12. In Puran v. Rambilas and Anr. (2001 (6) SCC 338) it was noted as follows:

"11. Further, it is to be kept in mind that the concept of setting aside the unjustified illegal or perverse order is totally different from the concept of cancelling the bail on the ground that the accused has misconducted himself or because of some new facts requiring such cancellation. This position is made clear by this Court in Gurcharan Singh v. State (Delhi 9 Admn.). In that case the Court observed as under: (SCC p. 124, para 16) "If, however, a Court of Session had admitted an accused person to bail, the State has two options. It may move the Sessions Judge if certain new circumstances have arisen which were not earlier known to the State and necessarily, therefore, to that court.
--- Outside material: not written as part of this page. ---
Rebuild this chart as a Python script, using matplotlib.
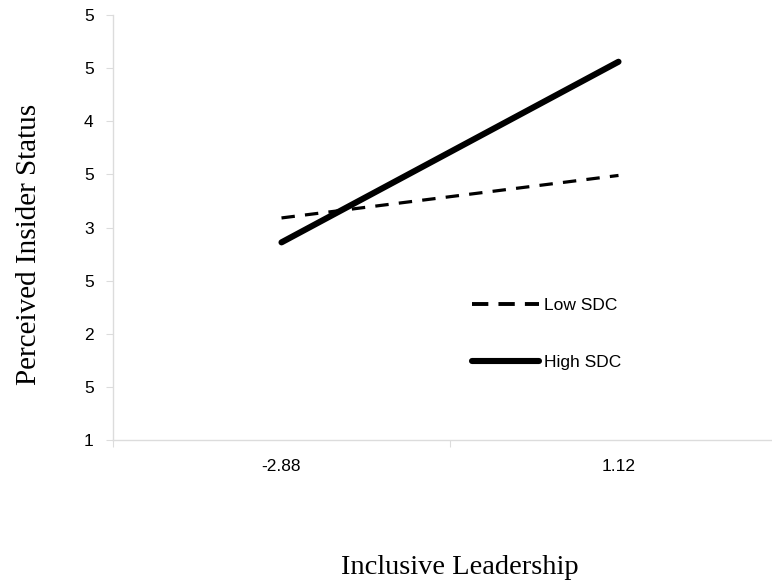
import matplotlib
matplotlib.use('Agg')
import matplotlib.pyplot as plt
from matplotlib.lines import Line2D

# data
categories = ['-2.88', '1.12']
low_sdc = [3.09, 3.49]
high_sdc = [2.86, 4.56]
ytick_vals = [1, 1.5, 2, 2.5, 3, 3.5, 4, 4.5, 5]
ytick_labels = ['1', '5', '2', '5', '3', '5', '4', '5', '5']


def main():
    fig = plt.figure(figsize=(7.72, 5.84), dpi=100)
    # axes runs past the right edge, like the cropped original
    ax = fig.add_axes([113 / 772, 144 / 584, 674 / 772, 425 / 584])

    xs = [0.5, 1.5]
    ax.plot(xs, low_sdc, color='black', lw=2.3, dashes=(4.2, 3.2))
    ax.plot(xs, high_sdc, color='black', lw=4.4, solid_capstyle='round')

    ax.set_xlim(0, 2)
    ax.set_ylim(1, 5)
    ax.set_xticks([0, 1, 2])
    ax.set_xticklabels([])
    ax.set_xticks(xs, minor=True)
    ax.set_xticklabels(categories, minor=True)
    ax.tick_params(axis='x', which='minor', length=0, pad=14)
    ax.tick_params(axis='x', which='major', length=5, color='#dcdcdc')
    ax.set_yticks(ytick_vals)
    ax.set_yticklabels(ytick_labels)
    ax.tick_params(axis='y', length=5, color='#dcdcdc', pad=9)
    for lab in ax.get_xticklabels(minor=True) + ax.get_yticklabels():
        lab.set_fontfamily('Liberation Sans')
        lab.set_fontsize(12.5)

    for s in ['top', 'right']:
        ax.spines[s].set_visible(False)
    for s in ['left', 'bottom']:
        ax.spines[s].set_color('#dcdcdc')
        ax.spines[s].set_linewidth(1.0)

    fig.text(460 / 772, 1 - 567 / 584, 'Inclusive Leadership', ha='center',
             va='center', family='Liberation Serif', fontsize=20.5)
    fig.text(29 / 772, 1 - 244 / 584, 'Perceived Insider Status', ha='center',
             va='center', rotation=90, family='Liberation Serif', fontsize=21)

    handles = [Line2D([], [], color='black', lw=2.8, dashes=(4.2, 2.6)),
               Line2D([], [], color='black', lw=4.4, solid_capstyle='round')]
    ax.legend(handles, ['Low SDC', 'High SDC'], loc='upper left',
              bbox_to_anchor=(456 / 772, 1 - 282 / 584),
              bbox_transform=fig.transFigure, frameon=False,
              handlelength=3.9, handletextpad=0.25, labelspacing=2.45,
              prop={'family': 'Liberation Sans', 'size': 12.5})

    plt.savefig('out.png', dpi=100)


if __name__ == '__main__':
    main()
The State may as well approach the High Court being the superior court under Section 439(2) to commit the accused to custody. When, however, the State is aggrieved by the order of the Sessions Judge granting bail and there are no new circumstances that have cropped up except those already existing, it is futile for the State to move the Sessions Judge again and it is competent in law to move the High Court for cancellation of the bail. This position follows from the subordinate position of the Court of Session vis-`-vis the High Court."

13. The perversity as highlighted in Puran's case (supra) can also flow from the fact that as noted above, irrelevant materials have been taken into consideration adding vulnerability to the order granting bail. The irrelevant materials should be of a substantial nature and not of a trivial nature.

14. Since the High Court has not indicated any reasons for directing cancellation of bail, the impugned order cannot be maintained and is set aside. The matter is remitted to the High Court to decide the matter afresh and dispose of the application filed. We make it clear that we have not expressed any opinion on the merits of the case.

14.The appeal is allowed to the aforesaid extent.


(Dr. ARIJIT PASAYAT) ..................................J.